Given records –

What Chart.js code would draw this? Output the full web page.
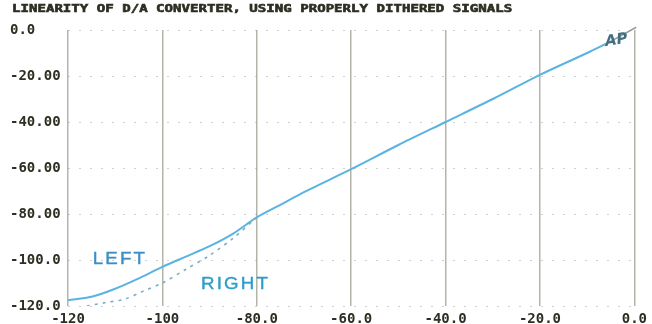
<!DOCTYPE html>
<html><head><meta charset="utf-8">
<script src="https://cdn.jsdelivr.net/npm/chart.js@4/dist/chart.umd.min.js"></script>
<style>html,body{margin:0;padding:0;background:#fff}#w{width:652px;height:324px;position:relative}</style>
</head><body><div id="w"><canvas id="c"></canvas></div>
<script>
const titleText = "LINEARITY OF D/A CONVERTER, USING PROPERLY DITHERED SIGNALS";
const xTicks = [-120, -100, -80, -60, -40, -20, 0];
const xTickLabels = ["-120", "-100", "-80.0", "-60.0", "-40.0", "-20.0", "0.0"];
const yTicks = [0, -20, -40, -60, -80, -100, -120];
const yTickLabels = ["0.0", "-20.00", "-40.00", "-60.00", "-80.00", "-100.0", "-120.0"];
const leftX = [-120, -115, -110, -105, -100, -95, -90, -85, -80, -75, -70, -60, -50, -40, -30, -20, -10, -5.5];
const leftY = [-117.5, -116, -112.5, -108, -103, -98.5, -94, -88.5, -81.5, -76, -70.5, -60.5, -50, -40, -30, -19.5, -10, -5.5];
const rightX = [-116, -112, -108, -104, -100, -95, -90, -85, -80];
const rightY = [-120, -118.5, -117, -113.5, -110, -104, -98, -90.5, -81.5];
const tailX = [-5.5, 0.4];
const tailY = [-5.5, 1.2];
const annotations = [
  {text: "LEFT", x: -109, y: -99.5, color: "#3b8fc6"},
  {text: "RIGHT", x: -84.5, y: -110.5, color: "#2c9dcb"}
];

const pts = (xs, ys) => xs.map((x, i) => ({x, y: ys[i]}));

const overlay = {
  id: 'overlay',
  afterDraw(chart) {
    const ctx = chart.ctx;
    ctx.save();
    ctx.fillStyle = '#2e2e22';
    ctx.strokeStyle = '#2e2e22';
    ctx.lineWidth = 0.6;
    ctx.font = 'bold 11px "DejaVu Sans Mono"';
    ctx.textBaseline = 'middle';
    ctx.translate(12, 9);
    ctx.scale(1.28, 0.95);
    ctx.fillText(titleText, 0, 0);
    ctx.strokeText(titleText, 0, 0);
    ctx.restore();

    const xs = chart.scales.x, ys = chart.scales.y;
    ctx.save();
    ctx.textAlign = 'center';
    ctx.textBaseline = 'middle';
    annotations.forEach(a => {
      ctx.fillStyle = a.color;
      ctx.strokeStyle = a.color;
      ctx.lineWidth = 0.4;
      ctx.font = '17px "Liberation Sans"';
      const px = xs.getPixelForValue(a.x), py = ys.getPixelForValue(a.y);
      ctx.save();
      ctx.translate(px, py);
      ctx.scale(1.1, 1);
      ctx.letterSpacing = '2px';
      ctx.fillText(a.text, 0, 0);
      ctx.strokeText(a.text, 0, 0);
      ctx.restore();
    });
    ctx.save();
    ctx.fillStyle = '#3f6f80';
    ctx.font = 'italic bold 15px "DejaVu Sans"';
    ctx.translate(xs.getPixelForValue(-3.8), ys.getPixelForValue(-4.5));
    ctx.rotate(-0.15);
    ctx.fillText('AP', 0, 0);
    ctx.restore();
    ctx.restore();
  }
};

new Chart(document.getElementById('c'), {
  type: 'scatter',
  data: {
    datasets: [
      {data: pts(rightX, rightY), showLine: true, borderColor: '#79aec6', borderWidth: 1.6, borderDash: [3, 5], pointRadius: 0, tension: 0.3},
      {data: pts(tailX, tailY), showLine: true, borderColor: '#9a9a9a', borderWidth: 1.5, pointRadius: 0, clip: false},
      {data: pts(leftX, leftY), showLine: true, borderColor: '#5ab3e0', borderWidth: 2, pointRadius: 0, tension: 0.3}
    ]
  },
  plugins: [overlay],
  options: {
    responsive: true, maintainAspectRatio: false, animation: false,
    layout: {padding: {left: 10, right: 12, top: 30, bottom: 0}},
    plugins: {legend: {display: false}, tooltip: {enabled: false}},
    scales: {
      x: {
        type: 'linear', min: -120, max: 0,
        afterBuildTicks: s => { s.ticks = xTicks.map(v => ({value: v})); },
        afterFit: s => { s.height = 18; },
        border: {display: false},
        grid: {color: '#b4b5a8', lineWidth: 1.5, drawTicks: false},
        ticks: {
          padding: 5, maxRotation: 0, autoSkip: false, color: '#2e2e22',
          font: {family: 'DejaVu Sans Mono', size: 14, weight: 'bold'},
          callback: v => xTickLabels[xTicks.indexOf(v)]
        }
      },
      y: {
        type: 'linear', min: -120, max: 0,
        afterBuildTicks: s => { s.ticks = yTicks.map(v => ({value: v})); },
        afterFit: s => { s.width = 58; },
        border: {display: false, dash: [2, 9]},
        grid: {color: 'rgba(140,140,140,0.4)', lineWidth: 1, drawTicks: false},
        ticks: {
          padding: 4, crossAlign: 'far', color: '#2e2e22',
          font: {family: 'DejaVu Sans Mono', size: 14, weight: 'bold'},
          callback: v => yTickLabels[yTicks.indexOf(v)]
        }
      }
    }
  }
});
</script></body></html>
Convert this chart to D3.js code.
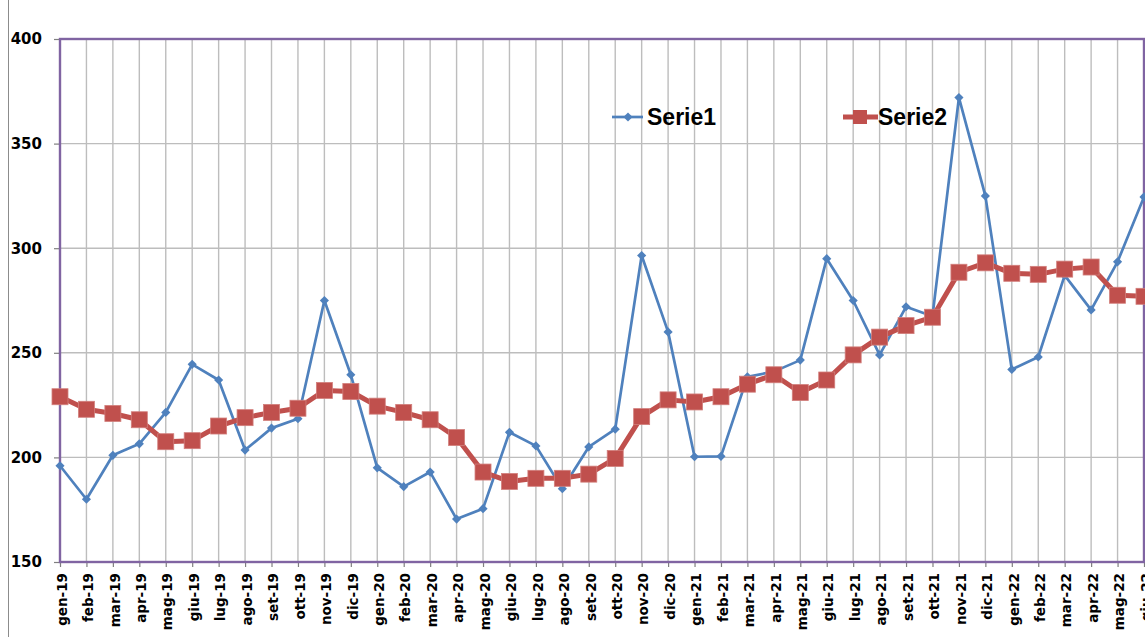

The problem – Quote the data exactly, leaving every image out of the copy.

Answer for the task –
What Chart.js code would draw this? Output the full web page.
<!DOCTYPE html>
<html><head><meta charset="utf-8">
<script src="https://cdn.jsdelivr.net/npm/chart.js@4/dist/chart.umd.min.js"></script>
<style>html,body{margin:0;padding:0;background:#fff}#w{width:652px;height:324px;position:relative}</style>
</head><body><div id="w"><canvas id="c"></canvas></div>
<script>
const titleText = "LINEARITY OF D/A CONVERTER, USING PROPERLY DITHERED SIGNALS";
const xTicks = [-120, -100, -80, -60, -40, -20, 0];
const xTickLabels = ["-120", "-100", "-80.0", "-60.0", "-40.0", "-20.0", "0.0"];
const yTicks = [0, -20, -40, -60, -80, -100, -120];
const yTickLabels = ["0.0", "-20.00", "-40.00", "-60.00", "-80.00", "-100.0", "-120.0"];
const leftX = [-120, -115, -110, -105, -100, -95, -90, -85, -80, -75, -70, -60, -50, -40, -30, -20, -10, -5.5];
const leftY = [-117.5, -116, -112.5, -108, -103, -98.5, -94, -88.5, -81.5, -76, -70.5, -60.5, -50, -40, -30, -19.5, -10, -5.5];
const rightX = [-116, -112, -108, -104, -100, -95, -90, -85, -80];
const rightY = [-120, -118.5, -117, -113.5, -110, -104, -98, -90.5, -81.5];
const tailX = [-5.5, 0.4];
const tailY = [-5.5, 1.2];
const annotations = [
  {text: "LEFT", x: -109, y: -99.5, color: "#3b8fc6"},
  {text: "RIGHT", x: -84.5, y: -110.5, color: "#2c9dcb"}
];

const pts = (xs, ys) => xs.map((x, i) => ({x, y: ys[i]}));

const overlay = {
  id: 'overlay',
  afterDraw(chart) {
    const ctx = chart.ctx;
    ctx.save();
    ctx.fillStyle = '#2e2e22';
    ctx.strokeStyle = '#2e2e22';
    ctx.lineWidth = 0.6;
    ctx.font = 'bold 11px "DejaVu Sans Mono"';
    ctx.textBaseline = 'middle';
    ctx.translate(12, 9);
    ctx.scale(1.28, 0.95);
    ctx.fillText(titleText, 0, 0);
    ctx.strokeText(titleText, 0, 0);
    ctx.restore();

    const xs = chart.scales.x, ys = chart.scales.y;
    ctx.save();
    ctx.textAlign = 'center';
    ctx.textBaseline = 'middle';
    annotations.forEach(a => {
      ctx.fillStyle = a.color;
      ctx.strokeStyle = a.color;
      ctx.lineWidth = 0.4;
      ctx.font = '17px "Liberation Sans"';
      const px = xs.getPixelForValue(a.x), py = ys.getPixelForValue(a.y);
      ctx.save();
      ctx.translate(px, py);
      ctx.scale(1.1, 1);
      ctx.letterSpacing = '2px';
      ctx.fillText(a.text, 0, 0);
      ctx.strokeText(a.text, 0, 0);
      ctx.restore();
    });
    ctx.save();
    ctx.fillStyle = '#3f6f80';
    ctx.font = 'italic bold 15px "DejaVu Sans"';
    ctx.translate(xs.getPixelForValue(-3.8), ys.getPixelForValue(-4.5));
    ctx.rotate(-0.15);
    ctx.fillText('AP', 0, 0);
    ctx.restore();
    ctx.restore();
  }
};

new Chart(document.getElementById('c'), {
  type: 'scatter',
  data: {
    datasets: [
      {data: pts(rightX, rightY), showLine: true, borderColor: '#79aec6', borderWidth: 1.6, borderDash: [3, 5], pointRadius: 0, tension: 0.3},
      {data: pts(tailX, tailY), showLine: true, borderColor: '#9a9a9a', borderWidth: 1.5, pointRadius: 0, clip: false},
      {data: pts(leftX, leftY), showLine: true, borderColor: '#5ab3e0', borderWidth: 2, pointRadius: 0, tension: 0.3}
    ]
  },
  plugins: [overlay],
  options: {
    responsive: true, maintainAspectRatio: false, animation: false,
    layout: {padding: {left: 10, right: 12, top: 30, bottom: 0}},
    plugins: {legend: {display: false}, tooltip: {enabled: false}},
    scales: {
      x: {
        type: 'linear', min: -120, max: 0,
        afterBuildTicks: s => { s.ticks = xTicks.map(v => ({value: v})); },
        afterFit: s => { s.height = 18; },
        border: {display: false},
        grid: {color: '#b4b5a8', lineWidth: 1.5, drawTicks: false},
        ticks: {
          padding: 5, maxRotation: 0, autoSkip: false, color: '#2e2e22',
          font: {family: 'DejaVu Sans Mono', size: 14, weight: 'bold'},
          callback: v => xTickLabels[xTicks.indexOf(v)]
        }
      },
      y: {
        type: 'linear', min: -120, max: 0,
        afterBuildTicks: s => { s.ticks = yTicks.map(v => ({value: v})); },
        afterFit: s => { s.width = 58; },
        border: {display: false, dash: [2, 9]},
        grid: {color: 'rgba(140,140,140,0.4)', lineWidth: 1, drawTicks: false},
        ticks: {
          padding: 4, crossAlign: 'far', color: '#2e2e22',
          font: {family: 'DejaVu Sans Mono', size: 14, weight: 'bold'},
          callback: v => yTickLabels[yTicks.indexOf(v)]
        }
      }
    }
  }
});
</script></body></html>
Convert this chart to D3.js code.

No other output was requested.